See also this question titled Ubuntu + latest samba version, symlinks no longer work on share mounted in Windows.

It seems best to put unix extensions = no into the global section and follow symlinks = yes and wide links = yes only into the shares section, where you really need it.

The unix extension flag has to live in the global section and not in the individual shares sections. But for security reasons it is better to use the other options only where you need it, and not globally.

1
  • Can you try a hardlink instead of a symlink?
    – Falmarri
    Commented Jan 3, 2011 at 3:54

5 Answers 5

157

Edit smb.conf

[global]
unix extensions = no

[share]
follow symlinks = yes
wide links = yes

Note: If you're using a newer version of samba the following may work for you instead:

[global]
allow insecure wide links = yes

[share]
follow symlinks = yes
wide links = yes

documentation on follow symlinks and wide links flags: https://www.samba.org/samba/docs/using_samba/ch08.html#samba2-CHP-8-TABLE-1

13
  • See also the explanation at the end of the question above why this is a good solution.
    – mit
    Commented Jun 18, 2014 at 16:44
  • In case, somebody else struggles with all those commentary obfuscating this rather short file: copy to a backup, and re-create filtered: 1: cp /etc/samba/smb.conf /etc/samba/smb.conf.bak 2: grep -o '^[^#;]*' smb.conf.bak >smb.conf
    – Frank N
    Commented Sep 26, 2016 at 7:24
  • 3
    does [share] mean [<share_name>]?
    – Necktwi
    Commented Aug 4, 2018 at 8:24
  • 1
    The parameter allow insecure wide links can be really insecure because it doesn't check that unix extensions = no. Symbolic links can be then created remotely from a Unix machine by Samba if unix extensions are enambled on both machines which is detault. "It is not recommended to enable this option unless you fully understand the implications of allowing the server to follow symbolic links created by UNIX clients. For most normal Samba configurations this would be considered a security hole and setting this parameter is not recommended." (quoted from man smb.conf)
    – hynekcer
    Commented Nov 19, 2021 at 12:03
  • 1
    I confirm that allow insecure wide links = yes is needed for Ubuntu 22.04 under global, in addition to wide links = yes for the share. Commented Jun 27, 2022 at 6:46
22

Alternatively to the other answers, to keep the unix extensions enabled, it is possible to use:

[global]
allow insecure wide links = yes

[share]
follow symlinks = yes
wide links = yes
4
  • 1
    does [share] mean [<share_name>]?
    – Necktwi
    Commented Aug 4, 2018 at 8:23
  • 3
    Yes, it can be any smb.conf section that 'describes a shared resource (known as a “share”)' (quoted from the documentation).
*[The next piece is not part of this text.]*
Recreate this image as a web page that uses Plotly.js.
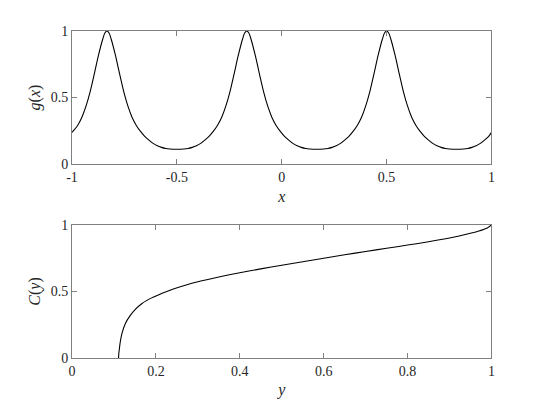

It may be also in a special section [homes], where I use it. See the documentation for details. Commented Aug 4, 2018 at 13:05
  • What does this add to the accepted answer, written two year before yours?
    – Matthieu
    Commented Jan 3 at 8:51
  • Everything. You can compare that yourself by clicking on the link "edited Jun 6, 2017 at 17:56", which is not two years before my answer. Commented Jan 4 at 9:09
13

Greetings, I've tried putting this into configuration to fix symlinks for windows for my setup , but I am not sure if it will affect windows client, otherwise it follows symlinks when I connect to this box.

[global]                                                                        
unix extensions = no
2
  • Qiqi's answer agrees with this one: superuser.com/questions/128716/…
    – Janus
    Commented Jan 3, 2011 at 4:49
  • Yes, this definitely fixes the issue in my environment.
    – TML
    Commented Jul 28, 2011 at 16:49
9

To allow Samba clients to follow symlinks outside of the shared path, all you need in the Samba configuration is :

[global]
allow insecure wide links = yes
unix extensions = no

[myShare]
wide links = yes

(in addition to the Samba shares definitions themselves, of course). This is -theoretically- enough for *nix clients.

NB : The "follow symlinks" directive is not necessary as it defaults to "yes"

As for Windows clients, 1 setting is still missing to let them follow such links. To do so :

  1. open a Windows shell having Administrator privileges
  2. run :

    fsutil behavior set SymlinkEvaluation L2L:1 R2R:1 L2R:1 R2L:1
    
  3. reboot to reload settings

NB : the same result can be obtaind by editing the Windows registry. See links below

sources :

0

You may need to address more than just the Samba configuration file if you are running AppArmor.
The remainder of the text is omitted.